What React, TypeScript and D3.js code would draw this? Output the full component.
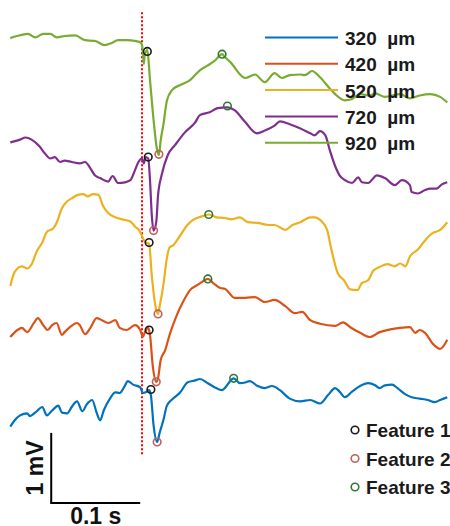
import React from 'react';
import * as d3 from 'd3';

// ---- Data (time in ms, voltage in mV relative to each trace's baseline) ----
const seriesNames = ['320  µm', '420  µm', '520  µm', '720  µm', '920  µm'];
const seriesColors = ['#0072BD', '#D95319', '#EDB120', '#7E2F8E', '#77AC30'];
const seriesOffsets = [1.51, 2.8, 3.94, 5.51, 6.94]; // mV stacking offsets

const trace320: [number, number][] = [
  [-148, -0.09], [-143, 0], [-137, 0.07], [-129, 0.1], [-126, 0.06], [-120, 0.11], [-112, 0.19],
  [-107, 0.07], [-101, 0.14], [-94, 0.21], [-90, 0.11], [-84, 0.1], [-79, 0.19], [-73, 0.27],
  [-67, 0.13], [-62, 0.23], [-56, 0.29], [-51, 0.11], [-47, 0], [-43, 0.14], [-36, 0.31],
  [-30, 0.4], [-25, 0.39], [-19, 0.5], [-16, 0.56], [-10, 0.51], [-2, 0.47], [1, 0.39],
  [4, 0.4], [8, 0.43], [10, 0.36], [13, -0.07], [17, -0.31], [20, -0.17], [24, 0], [28, 0.21],
  [35, 0.31], [43, 0.4], [51, 0.54], [60, 0.57], [65, 0.59], [74, 0.53], [82, 0.47], [90, 0.43],
  [93, 0.46], [99, 0.56], [103, 0.6], [110, 0.53], [116, 0.54], [121, 0.56], [130, 0.49],
  [138, 0.46], [146, 0.49], [155, 0.43], [166, 0.31], [178, 0.27], [189, 0.29], [200, 0.24],
  [209, 0.36], [217, 0.46], [222, 0.41], [228, 0.33], [236, 0.41], [245, 0.49], [254, 0.53],
  [262, 0.5], [267, 0.46], [273, 0.5], [281, 0.51], [287, 0.46], [296, 0.37], [303, 0.33],
  [312, 0.31], [321, 0.29], [329, 0.26], [335, 0.29], [343, 0.33],
];

const trace420: [number, number][] = [
  [-148, -0.1], [-140, 0], [-135, 0.03], [-129, -0.03], [-122, 0.09], [-117, 0.17], [-111, 0.07],
  [-106, 0], [-101, 0.07], [-96, 0.1], [-90, -0.07], [-87, -0.03], [-81, 0.04], [-73, 0.1],
  [-70, 0.07], [-64, -0.06], [-58, 0.03], [-51, 0.17], [-45, 0.14], [-38, 0.1], [-30, 0.14],
  [-25, 0.03], [-17, 0], [-8, 0.07], [-2, 0], [1, -0.1], [3, -0.04], [7, 0.03], [9, -0.07],
  [12, -0.5], [16, -0.74], [18, -0.69], [21, -0.43], [26, -0.29], [31, -0.07], [39, 0.21],
  [46, 0.4], [54, 0.57], [62, 0.64], [69, 0.7], [74, 0.73], [80, 0.67], [88, 0.6], [93, 0.59],
  [104, 0.46], [116, 0.46], [127, 0.47], [138, 0.4], [149, 0.43], [161, 0.34], [172, 0.24],
  [180, 0.26], [189, 0.14], [200, 0.09], [217, 0.06], [226, 0.11], [234, 0.04], [245, -0.04],
  [256, -0.1], [267, -0.03], [279, 0.01], [290, 0.03], [301, 0.04], [307, -0.04], [312, 0],
  [318, -0.04], [327, -0.2], [335, -0.27], [343, -0.14],
];

const trace520: [number, number][] = [
  [-148, -0.51], [-143, -0.31], [-135, -0.23], [-129, -0.26], [-124, -0.2], [-118, -0.01],
  [-112, 0.11], [-107, 0.26], [-100, 0.31], [-96, 0.39], [-90, 0.6], [-84, 0.7], [-79, 0.74],
  [-72, 0.79], [-66, 0.8], [-61, 0.77], [-55, 0.8], [-49, 0.79], [-44, 0.64], [-38, 0.53],
  [-30, 0.47], [-22, 0.44], [-13, 0.41], [-8, 0.34], [-2, 0.26], [1, 0.17], [4, 0.11], [8, 0.09],
  [11, -0.36], [15, -0.79], [18, -0.91], [20, -0.79], [24, -0.5], [28, -0.11], [31, 0.04],
  [35, 0.07], [43, 0.21], [51, 0.36], [57, 0.43], [69, 0.49], [75, 0.51], [84, 0.47], [93, 0.46],
  [101, 0.44], [110, 0.47], [119, 0.4], [130, 0.39], [142, 0.36], [149, 0.36], [161, 0.29],
  [169, 0.36], [178, 0.4], [189, 0.47], [194, 0.47], [202, 0.41], [208, 0.29], [213, 0],
  [220, -0.33], [227, -0.43], [234, -0.56], [242, -0.57], [247, -0.47], [254, -0.43],
  [260, -0.29], [267, -0.24], [276, -0.2], [284, -0.23], [290, -0.19], [296, -0.23],
  [301, -0.09], [310, 0.01], [318, 0.14], [326, 0.24], [335, 0.29], [343, 0.4],
];

const trace720: [number, number][] = [
  [-148, -0.03], [-137, 0.01], [-131, 0.04], [-124, 0.01], [-115, -0.09], [-109, -0.19],
  [-103, -0.26], [-98, -0.24], [-92, -0.31], [-87, -0.29], [-79, -0.31], [-70, -0.33],
  [-64, -0.31], [-58, -0.4], [-53, -0.5], [-47, -0.54], [-38, -0.59], [-33, -0.51], [-27, -0.61],
  [-19, -0.6], [-13, -0.57], [-8, -0.43], [-4, -0.31], [0, -0.26], [2, -0.33], [4, -0.24],
  [7, -0.26], [9, -0.57], [11, -1.07], [13, -1.29], [16, -1.17], [18, -0.79], [22, -0.5],
  [29, -0.21], [37, -0.07], [48, 0.11], [60, 0.26], [65, 0.36], [76, 0.4], [85, 0.46], [96, 0.47],
  [104, 0.43], [116, 0.26], [129, 0.1], [138, 0.14], [149, 0.21], [155, 0.27], [166, 0.23],
  [178, 0.17], [189, 0.1], [194, 0.07], [200, 0.13], [206, 0.07], [211, -0.14], [218, -0.4],
  [222, -0.5], [228, -0.57], [236, -0.61], [243, -0.53], [247, -0.6], [254, -0.61], [264, -0.5],
  [273, -0.54], [284, -0.64], [292, -0.57], [301, -0.64], [303, -0.74], [310, -0.76],
  [318, -0.71], [324, -0.69], [331, -0.69], [337, -0.63], [343, -0.6],
];

const trace920: [number, number][] = [
  [-148, 0.03], [-137, 0.07], [-128, 0.09], [-120, 0.04], [-111, 0.09], [-103, 0.09], [-96, 0.04],
  [-87, 0.06], [-75, 0.07], [-64, 0], [-53, -0.01], [-42, -0.07], [-34, -0.04], [-27, 0],
  [-17, 0], [-8, -0.01], [-2, -0.03], [0, -0.07], [1, -0.17], [2, -0.34], [3, -0.21], [6, -0.14],
  [9, -0.57], [13, -1.14], [17, -1.57], [19, -1.64], [21, -1.43], [24, -1.21], [28, -0.86],
  [34, -0.71], [43, -0.64], [54, -0.57], [65, -0.43], [74, -0.36], [82, -0.29], [90, -0.2],
  [93, -0.24], [99, -0.31], [116, -0.54], [127, -0.49], [138, -0.6], [149, -0.47], [157, -0.54],
  [166, -0.5], [178, -0.49], [183, -0.5], [191, -0.44], [200, -0.53], [211, -0.69], [217, -0.77],
  [228, -0.86], [236, -0.84], [245, -0.77], [256, -0.79], [262, -0.76], [273, -0.81], [290, -0.77],
  [301, -0.83], [312, -0.79], [324, -0.77], [335, -0.81], [343, -0.89],
];

const traces = [trace320, trace420, trace520, trace720, trace920];

// Feature points per series (same order as series), [ms, mV]
const featureNames = ['Feature 1', 'Feature 2', 'Feature 3'];
const featureColors = ['#1a1a1a', '#c0615c', '#2e7a35'];
const feature1: [number, number][] = [[10, 0.44], [8, 0], [8, 0.11], [7, -0.24], [6, -0.16]];
const feature2: [number, number][] = [[17, -0.31], [16, -0.74], [18, -0.91], [13, -1.29], [19, -1.63]];
const feature3: [number, number][] = [[103, 0.6], [74, 0.73], [75, 0.51], [96, 0.49], [90, -0.2]];
const features = [feature1, feature2, feature3];

// Scale bar values
const scaleBarTime = 100; // ms
const scaleBarVolt = 1; // mV
const scaleBarLabels = ['0.1 s', '1 mV'];

export default function App() {
  const W = 450;
  const H = 526;
  const x = d3.scaleLinear().domain([-100, 100]).range([53, 231]);
  const y = d3.scaleLinear().domain([0, 7.5]).range([526, 1]);

  const font = '"Liberation Sans", Arial, sans-serif';

  const paths = traces.map((tr, i) =>
    d3
      .line<[number, number]>()
      .x((d) => x(d[0]))
      .y((d) => y(d[1] + seriesOffsets[i]))
      .curve(d3.curveMonotoneX)(tr) as string
  );

  const sbT0 = -102;
  const sbV0 = 0.33;

  const legendY0 = 37.5;
  const legendStep = 26.3;
  const featY0 = 430;
  const featStep = 28.5;

  return (
    <svg
      width={W}
      height={H}
      style={{ position: 'absolute', left: 0, top: 0, background: '#fff' }}
      fontFamily={font}
    >
      <rect width={W} height={H} fill="#fff" />
      {/* onset line */}
      <line
        x1={x(0)}
        x2={x(0)}
        y1={y(7.34)}
        y2={y(1.01)}
        stroke="#ff0000"
        strokeWidth={2}
        strokeDasharray="2,2"
      />
      {paths.map((p, i) => (
        <path key={i} d={p} fill="none" stroke={seriesColors[i]} strokeWidth={2.2} strokeLinejoin="round" />
      ))}
      {features.map((pts, f) =>
        pts.map((d, i) => (
          <circle
            key={`${f}-${i}`}
            cx={x(d[0])}
            cy={y(d[1] + seriesOffsets[i])}
            r={3.8}
            fill="none"
            stroke={featureColors[f]}
            strokeWidth={1.6}
          />
        ))
      )}
      {/* series legend */}
      {seriesNames.map((n, i) => (
        <g key={n}>
          <line
            x1={265}
            x2={338}
            y1={legendY0 + i * legendStep}
            y2={legendY0 + i * legendStep}
            stroke={seriesColors[i]}
            strokeWidth={2}
          />
          <text
            x={345}
            y={legendY0 + i * legendStep + 7.5}
            fontSize={19}
            fontWeight="bold"
            fill="#1a1a1a"
            style={{ whiteSpace: 'pre' }}
          >
            {n}
          </text>
        </g>
      ))}
      {/* feature legend */}
      {featureNames.map((n, i) => (
        <g key={n}>
          <circle
            cx={355}
            cy={featY0 + i * featStep}
            r={3.8}
            fill="none"
            stroke={featureColors[i]}
            strokeWidth={1.6}
          />
          <text x={366} y={featY0 + i * featStep + 7} fontSize={19} fontWeight="bold" fill="#1a1a1a">
            {n}
          </text>
        </g>
      ))}
      {/* scale bar */}
      <line
        x1={x(sbT0)}
        x2={x(sbT0)}
        y1={y(sbV0)}
        y2={y(sbV0 + scaleBarVolt)}
        stroke="#000"
        strokeWidth={2}
      />
      <line
        x1={x(sbT0) - 1}
        x2={x(sbT0 + scaleBarTime)}
        y1={y(sbV0)}
        y2={y(sbV0)}
        stroke="#000"
        strokeWidth={2}
      />
      <text
        x={(x(sbT0) + x(sbT0 + scaleBarTime)) / 2}
        y={524}
        fontSize={23}
        fontWeight="bold"
        textAnchor="middle"
        fill="#111"
      >
        {scaleBarLabels[0]}
      </text>
      <text
        transform={`translate(${x(sbT0) - 8},${y(sbV0 + scaleBarVolt / 2)}) rotate(-90)`}
        fontSize={23}
        fontWeight="bold"
        textAnchor="middle"
        fill="#111"
      >
        {scaleBarLabels[1]}
      </text>
    </svg>
  );
}
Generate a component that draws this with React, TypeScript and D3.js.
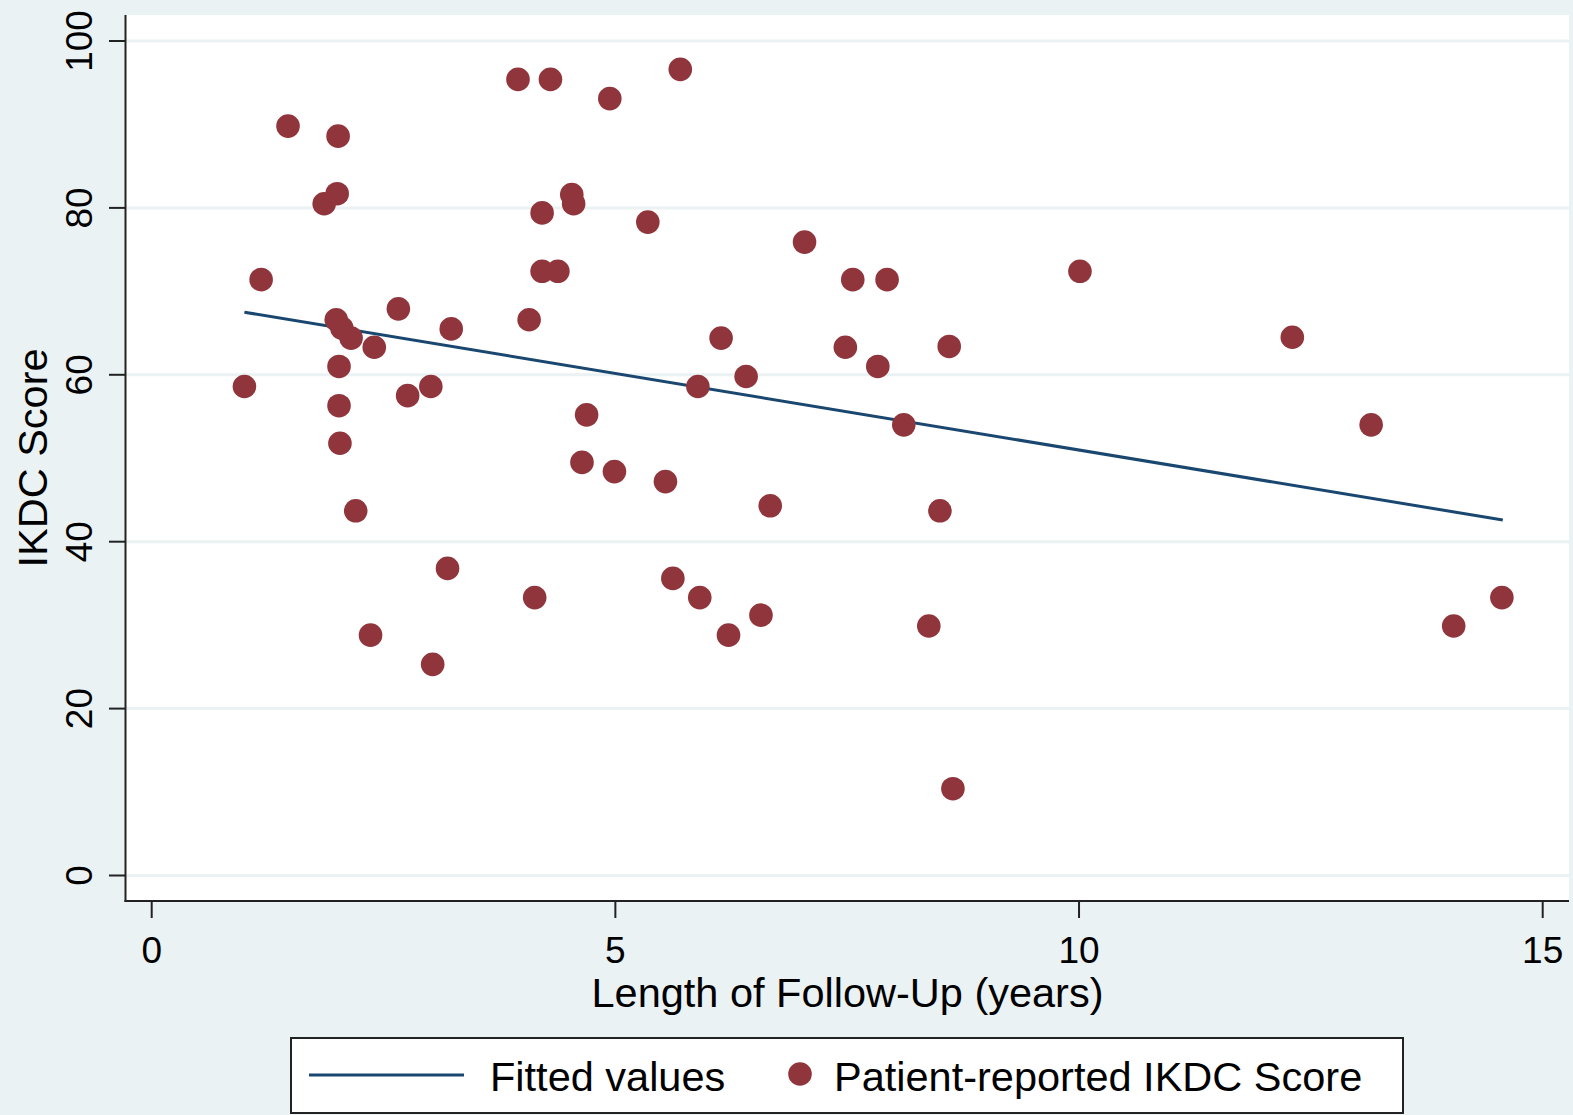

---*---

## TASK BRIEF
Please reproduce the listing exactly from its opening line through the line that contains "const seriesOffsets = [1.51, 2.8, 3.94, 5.51, 6.94];", both included, with all pictures omitted.

## ANSWER TO THIS PROBLEM
What React, TypeScript and D3.js code would draw this? Output the full component.
import React from 'react';
import * as d3 from 'd3';

// ---- Data (time in ms, voltage in mV relative to each trace's baseline) ----
const seriesNames = ['320  µm', '420  µm', '520  µm', '720  µm', '920  µm'];
const seriesColors = ['#0072BD', '#D95319', '#EDB120', '#7E2F8E', '#77AC30'];
const seriesOffsets = [1.51, 2.8, 3.94, 5.51, 6.94]; // mV stacking offsets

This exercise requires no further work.